Le combat s'étant engagé, Mithrobazane
périt, en combattant avec courage ; ses troupes,
bientôt mises en déroute, furent taillées
en pièces, à l'exception d'un petit nombre qui
se sauvèrent.
XXXVII. A cette nouvelle,
Tigrane abandonne Tigranocerte, ville très
considérable, qu'il avait bâtie lui-même,
et il se retira sur le mont Taurus, afin d'y rassembler
toutes ses forces. Lucullus, pour ne pas lui en laisser le
temps, envoie d'un côté Muréna couper les
troupes qui allaient joindre Tigrane ; et de l'autre,
Sextilius, arrêter un corps nombreux d'Arabes qui se
rendaient auprès de ce prince.
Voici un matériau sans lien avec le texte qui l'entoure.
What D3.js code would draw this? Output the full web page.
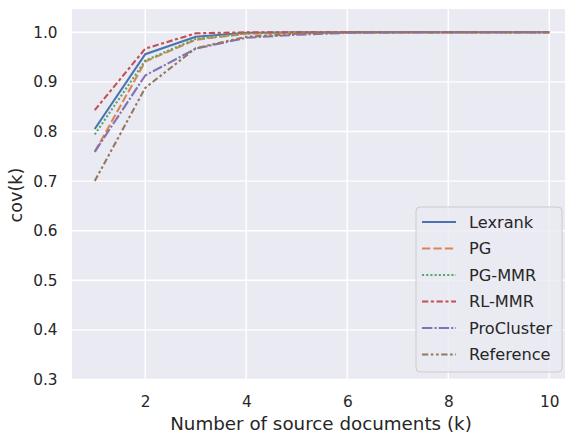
<!DOCTYPE html>
<html lang="en">
	<head>
		<meta charset="utf-8">
		<title>D3: cov(k) line chart</title>
		<script type="text/javascript" src="https://cdn.jsdelivr.net/npm/d3@7"></script>
		<style type="text/css">
			body { margin: 0; background: #fff; }
			text { font-family: "DejaVu Sans", sans-serif; fill: #262626; }
		</style>
	</head>
	<body>
		<script type="text/javascript">

		//Data
		var docs = [1, 2, 3, 4, 5, 6, 7, 8, 9, 10];
		var methods = ["Lexrank", "PG", "PG-MMR", "RL-MMR", "ProCluster", "Reference"];
		var lexrank    = [0.805, 0.956, 0.991, 0.999, 1.000, 1.000, 1.000, 1.000, 1.000, 1.000];
		var pg         = [0.759, 0.941, 0.985, 0.997, 0.999, 1.000, 1.000, 1.000, 1.000, 1.000];
		var pgMmr      = [0.794, 0.943, 0.987, 0.998, 1.000, 1.000, 1.000, 1.000, 1.000, 1.000];
		var rlMmr      = [0.843, 0.967, 0.998, 1.000, 1.000, 1.000, 1.000, 1.000, 1.000, 1.000];
		var proCluster = [0.759, 0.913, 0.967, 0.989, 0.995, 0.999, 1.000, 1.000, 1.000, 1.000];
		var reference  = [0.700, 0.888, 0.968, 0.991, 0.997, 1.000, 1.000, 1.000, 1.000, 1.000];
		var xTicks = [2, 4, 6, 8, 10];
		var yTicks = [0.3, 0.4, 0.5, 0.6, 0.7, 0.8, 0.9, 1.0];

		var series = [lexrank, pg, pgMmr, rlMmr, proCluster, reference];

		//Seaborn "deep" colours and default dash styles
		var colors = ["#4c72b0", "#dd8452", "#55a868", "#c44e52", "#8172b3", "#937860"];
		var dashes = ["", "8.3,3.1", "2.1,2.1", "6.25,2.6,3.1,2.6", "10.4,2.1,2.1,2.1", "6.25,2.6,2.6,2.6,2.6,2.6"];

		//Width and height
		var w = 565;
		var h = 437;
		var pLeft = 72, pRight = 572, pTop = 9, pBottom = 379.5;

		var x = d3.scaleLinear().domain([0.55, 10.45]).range([pLeft, pRight]);
		var y = d3.scaleLinear().domain([0.3, 1.047]).range([pBottom, pTop]);

		var svg = d3.select("body")
					.append("svg")
					.attr("width", w)
					.attr("height", h);

		//Plot background
		svg.append("rect")
			.attr("x", pLeft)
			.attr("y", pTop)
			.attr("width", pRight - pLeft)
			.attr("height", pBottom - pTop)
			.attr("fill", "#eaeaf2");

		//Grid lines
		svg.append("g")
			.selectAll("line")
			.data(xTicks)
			.enter()
			.append("line")
			.attr("x1", function(d) { return x(d); })
			.attr("x2", function(d) { return x(d); })
			.attr("y1", pTop)
			.attr("y2", pBottom)
			.attr("stroke", "#fff")
			.attr("stroke-width", 1.4);

		svg.append("g")
			.selectAll("line")
			.data(yTicks)
			.enter()
			.append("line")
			.attr("x1", pLeft)
			.attr("x2", pRight)
			.attr("y1", function(d) { return y(d); })
			.attr("y2", function(d) { return y(d); })
			.attr("stroke", "#fff")
			.attr("stroke-width", 1.4);

		//Axes (labels only, no lines, seaborn darkgrid)
		var xAxis = svg.append("g")
			.attr("transform", "translate(0," + pBottom + ")")
			.call(d3.axisBottom(x).tickValues(xTicks).tickSize(0).tickPadding(17).tickFormat(d3.format("d")));
		var yAxis = svg.append("g")
			.attr("transform", "translate(" + pLeft + ",0)")
			.call(d3.axisLeft(y).tickValues(yTicks).tickSize(0).tickPadding(14.5).tickFormat(d3.format(".1f")));
		[xAxis, yAxis].forEach(function(a) {
			a.select(".domain").remove();
			a.selectAll("text")
				.attr("fill", "#262626")
				.style("font-family", "DejaVu Sans, sans-serif")
				.style("font-size", "15.3px");
		});

		svg.append("text")
			.attr("x", 321)
			.attr("y", 430)
			.attr("text-anchor", "middle")
			.style("font-size", "18.3px")
			.text("Number of source documents (k)");

		svg.append("text")
			.attr("transform", "translate(22,195) rotate(-90)")
			.attr("text-anchor", "middle")
			.style("font-size", "17.6px")
			.text("cov(k)");

		//Lines
		var line = d3.line()
			.x(function(d, i) { return x(docs[i]); })
			.y(function(d) { return y(d); });

		svg.append("g")
			.selectAll("path")
			.data(series)
			.enter()
			.append("path")
			.attr("d", line)
			.attr("fill", "none")
			.attr("stroke", function(d, i) { return colors[i]; })
			.attr("stroke-width", 2.1)
			.attr("stroke-dasharray", function(d, i) { return dashes[i]; });

		//Legend
		var lg = svg.append("g");
		lg.append("rect")
			.attr("x", 416)
			.attr("y", 207)
			.attr("width", 146)
			.attr("height", 165)
			.attr("rx", 4)
			.attr("fill", "#eaeaf2")
			.attr("fill-opacity", 0.8)
			.attr("stroke", "#cccccc")
			.attr("stroke-width", 1);

		var items = lg.selectAll("g.item")
			.data(methods)
			.enter()
			.append("g")
			.attr("class", "item")
			.attr("transform", function(d, i) { return "translate(0," + (222 + i * 26.5) + ")"; });

		items.append("line")
			.attr("x1", 422)
			.attr("x2", 456)
			.attr("stroke", function(d, i) { return colors[i]; })
			.attr("stroke-width", 2.1)
			.attr("stroke-dasharray", function(d, i) { return dashes[i]; });

		items.append("text")
			.attr("x", 469)
			.attr("dy", "0.35em")
			.style("font-size", "16.2px")
			.text(function(d) { return d; });

		</script>
	</body>
</html>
Muréna
s'étant mis à la poursuite de Tigrane, saisit
le moment où il entrait dans une vallée
étroite, rude et difficile pour une grande
armée, et donna sur lui si brusquement, que Tigrane
prit la fuite, abandonnant tous ses bagages : il périt
à cette attaque un grand nombre d'Arméniens, et
l'on fit encore plus de prisonniers. Lucullus,
encouragé par ces succès, lève son camp,
marche à Tigranocerte, et en forme le siège.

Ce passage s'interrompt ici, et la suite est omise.